The formal economy is growing, but those statistics hide the pain in the larger economy, where neither jobs nor taxes are growing. They are falling.
Even as we celebrate ever-rising stock indices, let’s not lose sight of the fact that what the Indian economy needs is for small firms to grow and thrive, to employ and skill, to borrow and invest.
The structural changes
While everyone’s attention is on the headline GDP number and how it is moving, the problem below the hood - in the interplay between underlying drivers of growth - is far severe.
The rising tide of consumer spending (and borrowing) is on the ebb. For the past decade Indian consumers have been Spending from their Savings, driven by aspiration, confidence, and easier credit. Now they are Saving from their Spending. The negative wealth effect over the last few years has stalled spending.
Ideally, people should earn more, save more AND spend more. Our earnings have been slow for a while, but we dipped into our savings and spent. Then borrowing became easy and we borrowed and spent even more.
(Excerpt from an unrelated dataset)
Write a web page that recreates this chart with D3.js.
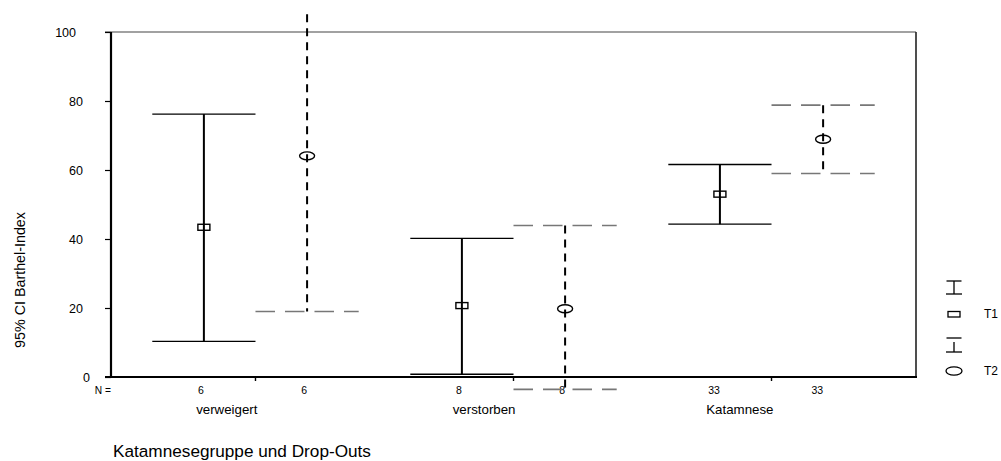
<!DOCTYPE html>
<html>
<head>
<meta charset="utf-8">
<script src="https://cdn.jsdelivr.net/npm/d3@7"></script>
<style>
  html, body { margin: 0; padding: 0; background: #fff; }
  svg { display: block; font-family: "Liberation Sans", Arial, sans-serif; }
</style>
</head>
<body>
<svg id="chart" width="1001" height="461"></svg>
<script>
// Barthel-Index: mean with 95% confidence interval, per group and time point
const groups = ["verweigert", "verstorben", "Katamnese"];
const times = ["T1", "T2"];
const means = {
  T1: [43.4, 20.7, 53.0],
  T2: [64.1, 19.8, 68.9]
};
const lower = {
  T1: [10.3, 0.8, 44.3],
  T2: [19.0, -3.6, 59.0]
};
const upper = {
  T1: [76.2, 40.2, 61.6],
  T2: [109.2, 43.9, 78.8]
};
const nCounts = {
  T1: [6, 8, 33],
  T2: [6, 8, 33]
};
const yTicks = [0, 20, 40, 60, 80, 100];

const FONT = "Liberation Sans, Arial, sans-serif";
const svg = d3.select("#chart");
const plotLeft = 111, plotRight = 916, plotTop = 32, plotBottom = 377;

const x = d3.scaleBand().domain(groups).range([plotLeft, plotRight])
  .paddingInner(0.2).paddingOuter(0.16);
const xSub = d3.scaleBand().domain(times).range([0, x.bandwidth()]);
const y = d3.scaleLinear().domain([0, 100]).range([plotBottom, plotTop]);

const cx = (g, t) => x(g) + xSub(t) + xSub.bandwidth() / 2;

// plot region clip (lets intervals run past the frame a little)
svg.append("defs").append("clipPath").attr("id", "plotclip")
  .append("rect").attr("x", 0).attr("y", 14).attr("width", 1001).attr("height", 447);

// frame: thin top/right, heavy left/bottom
svg.append("line").attr("x1", plotLeft - 6).attr("x2", plotRight).attr("y1", plotTop).attr("y2", plotTop)
  .attr("stroke", "#444").attr("stroke-width", 1.2);
svg.append("line").attr("x1", plotRight).attr("x2", plotRight).attr("y1", plotTop).attr("y2", plotBottom)
  .attr("stroke", "#222").attr("stroke-width", 1.6);

// y axis
const yAxis = svg.append("g").attr("transform", `translate(${plotLeft},0)`)
  .call(d3.axisLeft(y).tickValues(yTicks).tickSize(6).tickFormat(d3.format("d")));
yAxis.select(".domain").remove();
yAxis.selectAll(".tick line").attr("stroke", "#000").attr("stroke-width", 1.2);
yAxis.selectAll(".tick text")
  .attr("font-size", "12.5px")
  .attr("font-family", FONT)
  .attr("fill", "#000")
  .attr("text-anchor", "end")
  .attr("x", d => -21 - 7 * (String(d).length - 1))
  .attr("dy", "0.35em");
svg.append("line").attr("x1", plotLeft).attr("x2", plotLeft).attr("y1", plotTop).attr("y2", plotBottom + 1)
  .attr("stroke", "#000").attr("stroke-width", 2.2);

// x axis
const xAxis = svg.append("g").attr("transform", `translate(0,${plotBottom})`)
  .call(d3.axisBottom(x).tickSize(4));
xAxis.select(".domain").remove();
xAxis.selectAll(".tick line").attr("stroke", "#000").attr("stroke-width", 1.4);
xAxis.selectAll(".tick text")
  .attr("font-size", "13.3px")
  .attr("font-family", FONT)
  .attr("fill", "#000")
  .attr("text-anchor", "end")
  .attr("x", 2)
  .attr("y", 37)
  .attr("dy", 0);
svg.append("line").attr("x1", plotLeft - 6).attr("x2", plotRight + 1).attr("y1", plotBottom).attr("y2", plotBottom)
  .attr("stroke", "#000").attr("stroke-width", 2.2);

// N counts
svg.append("text").attr("x", plotLeft).attr("y", 394).attr("text-anchor", "end")
  .attr("font-family", FONT).attr("font-size", "10.2px").text("N =");
times.forEach(t => {
  svg.append("g").selectAll("text").data(groups).join("text")
    .attr("x", g => cx(g, t))
    .attr("y", 394)
    .attr("text-anchor", "end")
    .attr("font-family", FONT)
    .attr("font-size", "10.5px")
    .text((g, i) => nCounts[t][i]);
});

// intervals
const styleOf = {
  T1: { vdash: null, cdash: null, ccol: "#000", cw: 1.3 },
  T2: { vdash: "8,6", cdash: "19.5,10", ccol: "#777", cw: 1.6 }
};
const plot = svg.append("g").attr("clip-path", "url(#plotclip)");
times.forEach(t => {
  const st = styleOf[t];
  groups.forEach((g, i) => {
    const xc = cx(g, t);
    const x0 = x(g) + xSub(t), x1 = x0 + xSub.bandwidth();
    // caps
    [lower[t][i], upper[t][i]].forEach(v => {
      plot.append("line")
        .attr("x1", x0).attr("x2", x1).attr("y1", y(v)).attr("y2", y(v))
        .attr("stroke", st.ccol).attr("stroke-width", st.cw)
        .attr("stroke-dasharray", st.cdash);
    });
    // whisker
    plot.append("line")
      .attr("x1", xc).attr("x2", xc).attr("y1", y(upper[t][i])).attr("y2", y(lower[t][i]))
      .attr("stroke", "#000").attr("stroke-width", 2)
      .attr("stroke-dasharray", st.vdash);
    // mean marker
    if (t === "T1") {
      plot.append("rect")
        .attr("x", xc - 6).attr("y", y(means[t][i]) - 3)
        .attr("width", 12).attr("height", 6)
        .attr("fill", "none").attr("stroke", "#000").attr("stroke-width", 1.4);
    } else {
      plot.append("ellipse")
        .attr("cx", xc).attr("cy", y(means[t][i]))
        .attr("rx", 7.5).attr("ry", 4)
        .attr("fill", "none").attr("stroke", "#000").attr("stroke-width", 1.4);
    }
  });
});

// axis titles
svg.append("text")
  .attr("transform", "translate(25,280) rotate(-90)")
  .attr("text-anchor", "middle")
  .attr("font-family", FONT)
  .attr("font-size", "14.3px")
  .text("95% CI Barthel-Index");
svg.append("text")
  .attr("x", 113).attr("y", 457)
  .attr("font-family", FONT)
  .attr("font-size", "17.2px")
  .text("Katamnesegruppe und Drop-Outs");

// legend
const lx = 954;
const legendRows = [
  { t: "T1", yTop: 281, yBot: 294, marker: 314.5, label: 318 },
  { t: "T2", yTop: 338, yBot: 352, marker: 371, label: 375 }
];
const legend = svg.append("g");
legendRows.forEach(r => {
  legend.append("line").attr("x1", lx - 7.5).attr("x2", lx + 7.5)
    .attr("y1", r.yTop).attr("y2", r.yTop).attr("stroke", "#000").attr("stroke-width", 1.3);
  legend.append("line").attr("x1", lx - 8).attr("x2", lx + 8)
    .attr("y1", r.yBot).attr("y2", r.yBot).attr("stroke", "#000").attr("stroke-width", 1.3);
  legend.append("line").attr("x1", lx).attr("x2", lx)
    .attr("y1", r.yTop).attr("y2", r.yBot).attr("stroke", "#000").attr("stroke-width", 1.3)
    .attr("stroke-dasharray", r.t === "T2" ? "0,4,10" : null);
  if (r.t === "T1") {
    legend.append("rect").attr("x", lx - 6).attr("y", r.marker - 3)
      .attr("width", 12).attr("height", 5.5)
      .attr("fill", "none").attr("stroke", "#000").attr("stroke-width", 1.3);
  } else {
    legend.append("ellipse").attr("cx", lx).attr("cy", r.marker)
      .attr("rx", 8).attr("ry", 4.2)
      .attr("fill", "none").attr("stroke", "#000").attr("stroke-width", 1.3);
  }
  legend.append("text").attr("x", 984).attr("y", r.label)
    .attr("font-family", FONT).attr("font-size", "12px").text(r.t);
});
</script>
</body>
</html>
Source of the above graph: Hindustan Times
The GDP slowdown has been masked for a decade by this one-time shift in our savings pattern. It covered for problems in all other facets of the economy. The underlying core economy has been weakening through the decade and the cracks have inevitably shown up now.
Private investment has been lethargic. Government capital spending caught up in litigation and inefficiency. Exports haven’t received the fillip they desperately needed.
The mask of consumer spending is now off and the economy needs an infusion of confidence, consistency and capital to get moving. We need private capital to get rushing through our veins again backed by government infrastructure spend, and reform.
The call to introspect
Economies (like companies!) don’t flounder because they lack data, knowledge or smart and competent people. They flounder due to competent people who fail to accept the problem, and fail to respect the second order effects of their actions on complex systems.
The soft issues of signaling, confidence and right allocation of resources, and hard reform matter as much as the hard aspects of incentives, taxes and interest rates. It needs greater introspection.
Governments cannot solve all problems - but they have an obligation to create conditions in which people and firms work together to solve problems.
Accepting reality is a beginning.
And the reality is that temporary stimulus and announcements will merely postpone things and may give diminishing returns. Some may not even work anymore. Structural, hard reform is the need of the hour.